Enterprises are increasingly moving to public clouds, attracted by the promised cost savings and appeal of being able to hand over infrastructure support. However, this can be challenging process if you're not prepared with a plan. Learn about common cloud strategy misses here.
Thomas Bailey
Marketing
Introducing or adding additional cloud vendors is typically used as a form of redundancy. By distributing applications across clouds, the risk of a single vendor outage is mitigated. Often a centralised team assigned to deploying and maintaining applications proceed to "tool up" to be able to adopt and work towards the different cloud vendors which naturally increases the cost - the time, skills required and monetary effects of having to use multiple vendor interfaces. Applications become siloed upon the different clouds, and in the event of service disruption, there will likely be periods when they could become inaccessible for days.

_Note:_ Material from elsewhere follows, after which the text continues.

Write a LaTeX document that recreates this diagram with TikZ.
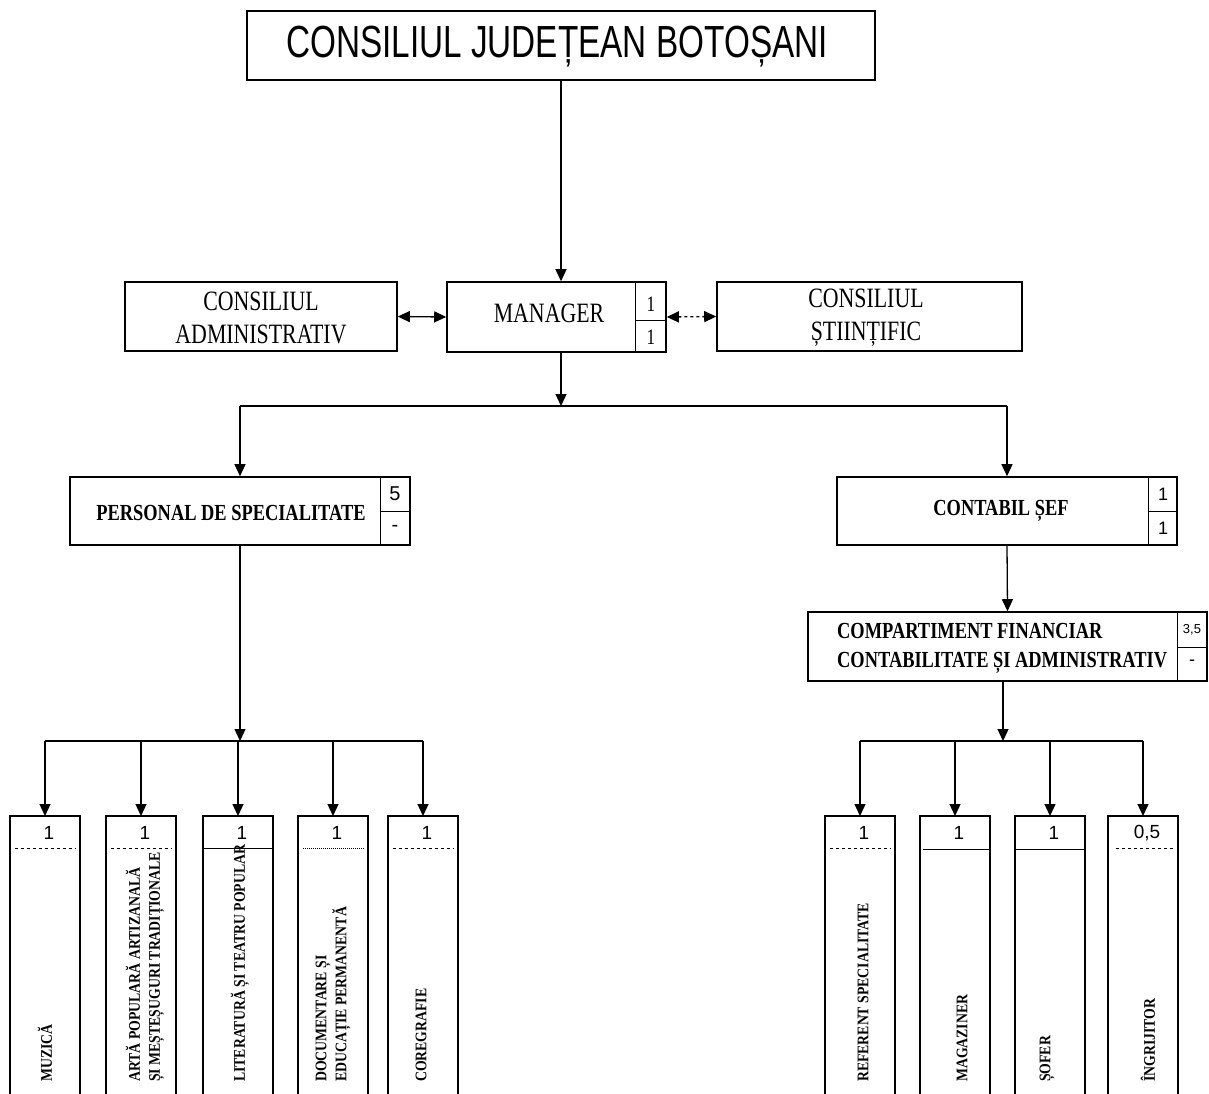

A better approach is a multi cloud strategy that not only involves multiple cloud vendors but can move applications across clouds as and when required. Introducing a cloud management platform that offers a high degree of automation can become invaluable in a robust multi cloud strategy.
Once teams have scaled up and become familiar with the various cloud vendor tooling, legacy deployment processes risk locking up the real value - becoming cloud-native. Cloud-native is used to describe building applications that take full advantage of cloud delivery, not simply running on the cloud. This should permeate throughout the organisation to remove bottlenecks and improve the overall efficiency offered up by the shift to the cloud. A typical bottleneck is the deployment process: multiple teams build their respective applications, often having adopted an agile development methodology in some form, and deliver them to a centralised function that deploys and oversees the running of applications. This is a tried-and-tested legacy approach from having in-house servers, where a limited number of system administrators would typically have the authority to make changes and deploy applications.
While this provides clear accountability and can be easily documented, it also creates specialised knowledge pools which are difficult and costly to scale and maintain. It is also contrary to agile development which should, generally, be more than just a development process and instead look to also deliver applications with incremental improvements at high frequency.
By instead providing self-service tooling to teams to readily and easy deploy applications, they can become more autonomous and can release independently. In turn, this can lead to faster release cycles and allow changes and improvements to reach end-users faster.
A cloud management platform brings together all teams and applications into one centralised dashboard to unify deployments - governance and control while facilitating cloud-native adoption.
In early phases of cloud, the lure of avoiding vendor lock-in aimed at an age-old enterprise problem: becoming tied to a piece of legacy software which once adopted, become difficult or near-impossible to migrate from. This was especially true of operating system-specific software that would only be supported on certain versions with hefty license renegotiations to upgrade. Migrating to the cloud offered always-up-to-date versions, running anywhere and allowed for more choice and competition to drive down costs.
Cloud lock-in can come in many forms after the initial onboarding - often using very appealing free startup periods that provide ample time to get set up fully and ultimately committed.
Proprietary settings and configurations that cannot be readily exported and re-used can mean a long and challenging process to re-create on another cloud vendor effectively.
Unexpected costs of difficult data migration and transformation, physically exporting data to be rehoused, can incur unforeseen costs.
Using vendor-specific features and services that use proprietary APIs or technologies with no like-for-like alternatives can make migration away require re-architecting applications.
A cloud management platform can abstract away many of the effects of lock-in and by design, being able to interact with multiple cloud vendors, means a built-in awareness of potential lock-in potholes.
How does a cloud management platform avoid becoming another more centralised lock-in point? Divio's answer is the Flavours initiative, an open-source project aimed at making web applications more portable. Rather than using vendor-specific features and terminology, it describes application settings, configurations and dependencies in a human-readable form that can then interpreted by any service that chooses to implement the Flavours specification.